Medicare Hospital Access Navigation

A senior-focused guide to verifying hospital access, specialist access, Medicare Advantage networks, Original Medicare, referrals, prior authorization, second opinions, rehab, and hospital billing before choosing care.

Before you choose a hospital, specialist, or Medicare pathway, understand access, network, travel, billing, and second-opinion questions.

Start with the hospital access question

  • Does the hospital accept the exact Medicare pathway you use: Original Medicare, Medicare Advantage, retiree coverage, or dual Medicare and Medicaid?
  • Are the hospital, doctor group, anesthesiology, imaging, lab, rehab, skilled nursing facility, and pharmacy benefits handled separately?
  • Will planned care require a referral, prior authorization, medical-necessity documentation, or network exception?
  • If the hospital is out of state, is the care considered planned, urgent, emergency, or part of an approved referral?

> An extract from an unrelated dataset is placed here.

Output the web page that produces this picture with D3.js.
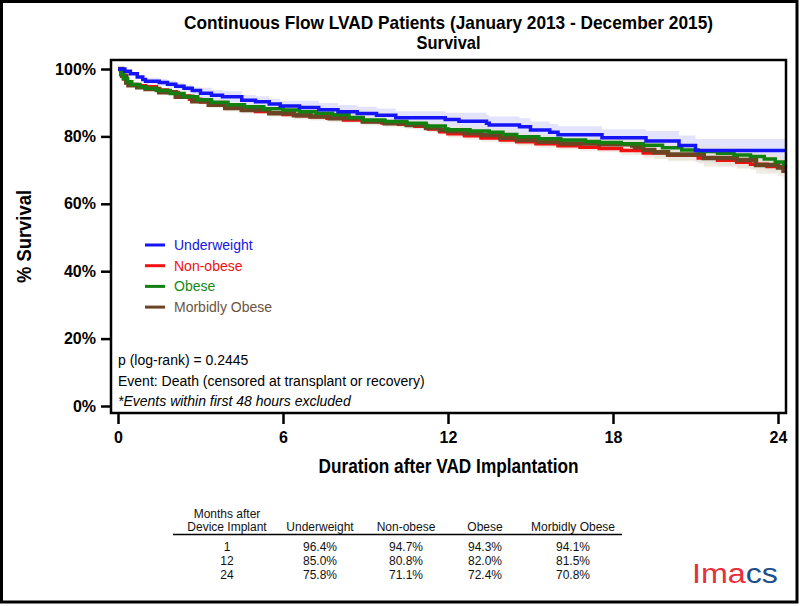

Original Medicare access checks

  • Ask whether the hospital and clinician accept Medicare assignment.
  • Ask how Medigap, if you have it, may affect cost-sharing for the hospital or specialist visit.
  • Ask how Part D prescriptions will be handled after discharge or after a specialist visit.
  • Ask how follow-up care, imaging, home health, rehab, or skilled nursing will be coordinated near home.

Medicare Advantage access checks

  • Verify the exact plan network, not just the insurance company name.
  • Ask whether the hospital, specialist, facility, anesthesia group, imaging site, rehab provider, and DME supplier are all in network.
  • Ask whether the plan requires referrals or prior authorization for imaging, surgery, second opinions, rehab, or specialty drugs.
  • Ask what happens if a national center, cancer center, heart center, or out-of-state specialist is outside the plan service area.

Before scheduling major care

  • Request written answers when possible from the plan, hospital billing office, and specialist office.
  • Gather Medicare cards, plan cards, medication lists, prior authorization numbers, referral documents, imaging, lab results, and current bills.
  • Ask who will handle denials, appeals, records transfer, and follow-up if care involves more than one facility.
  • Use this as a navigation checklist, then confirm all coverage and medical decisions directly with official sources and licensed professionals.

Compliance-safe reminder

This page does not recommend a Medicare plan, sell Medicare coverage, or decide which path is best for you. Use it to prepare questions for Medicare.gov, SHIP counselors, insurers, hospitals, clinicians, and properly licensed professionals.